Fundamentals of Electronic Trading
The Digital Exchange: Mastering the Fundamentals of Electronic Trading
Infrastructure, Microstructure, and the Mechanics of the Modern Auction

Defining the Electronic Arena

Electronic trading is the process of executing financial transactions through a distributed computer network rather than a physical trading floor. Since the "Big Bang" of deregulation in the 1980s and the subsequent rise of the internet, the global financial system has transitioned from human-mediated auctions to a high-speed, algorithmic environment.

The fundamental shift in electronic trading is the Digitization of Liquidity. In the old "pit" system, liquidity was visible through human shouting and hand signals. In the electronic era, liquidity exists as a series of messages in a Central Limit Order Book (CLOB). This digitization allows for thousands of trades to occur per second, but it also requires a deep understanding of the protocols and infrastructure that facilitate these connections.

Market Microstructure Fundamentals

Market microstructure is the study of how the internal mechanics of a market affect the pricing and volume of assets. To trade electronically is to participate in this micro-level battle.

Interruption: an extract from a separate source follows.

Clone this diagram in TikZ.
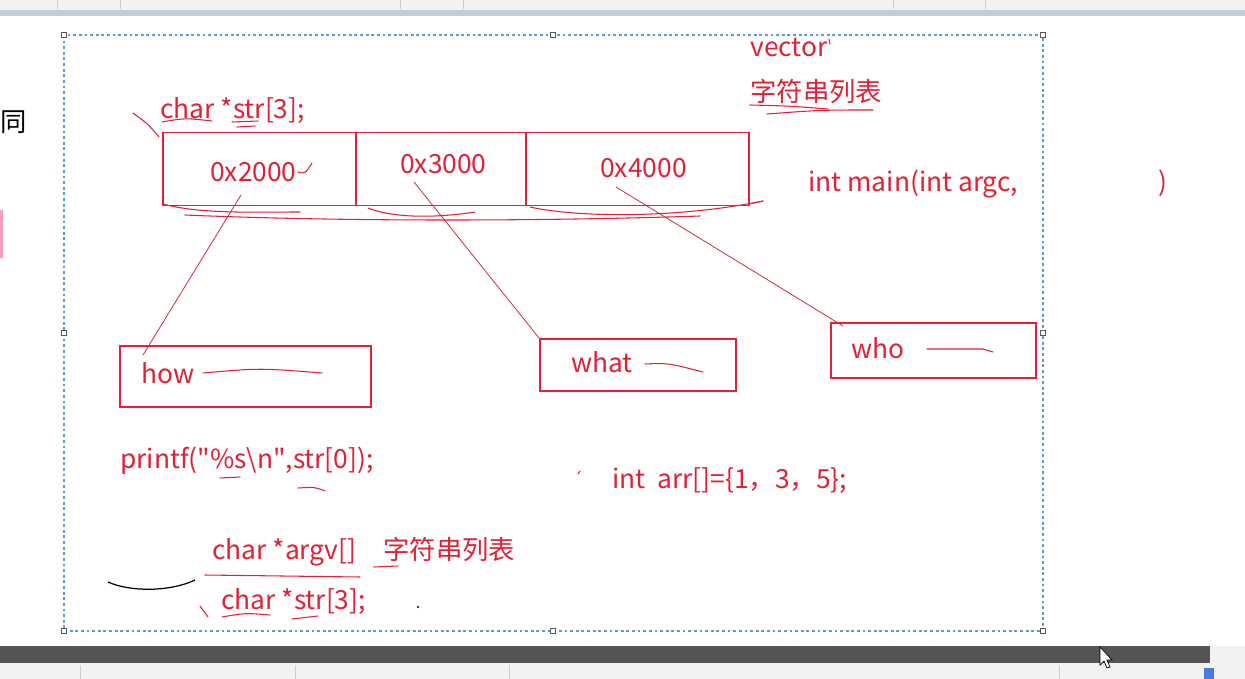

The Order Book Architecture

Every electronic exchange maintains an order book. It is a real-time list of Bids (buy orders) and Offers (sell orders). The "Top of Book" represents the best bid and the best offer; the difference between them is the Spread. Electronic traders profit either by capturing this spread as a market maker or by crossing the spread as a liquidity taker.

The Ghost of Liquidity: In electronic markets, much of the volume seen on a chart is "fleeting." High-frequency algorithms place and cancel orders in microseconds to probe for price direction. This creates "Phantom Liquidity"—orders that appear robust on the Level 2 but vanish the second a large execution attempts to hit them.

ECNs and Multilateral Trading Facilities

Unlike the 1950s, where one stock traded on one exchange, modern stocks trade across dozens of Electronic Communication Networks (ECNs) and Dark Pools.

Venue Type Characteristics Trading Utility
Lit Exchange NYSE, NASDAQ, BATS. Orders are public. Maximum transparency and speed.
Dark Pool Private venues (e.g., Sigma X). No public tape. Institutional execution of large blocks.
Internalizer Market makers (Citadel, Virtu) match orders internally. Retail order flow destination; price improvement.

Matching Engines: Price/Time Priority

The heart of every exchange is the Matching Engine. This is the software that decides who gets filled and in what order. Most electronic exchanges operate on a FIFO (First-In, First-Out) or Price/Time Priority model.

The Logic: If two traders both want to buy at $50.00, the one who sent their order 100 microseconds earlier is placed at the front of the queue. This mechanical reality is what drives the HFT (High-Frequency Trading) arms race. In electronic trading, "being right" is secondary to "being first in the queue" at the right price.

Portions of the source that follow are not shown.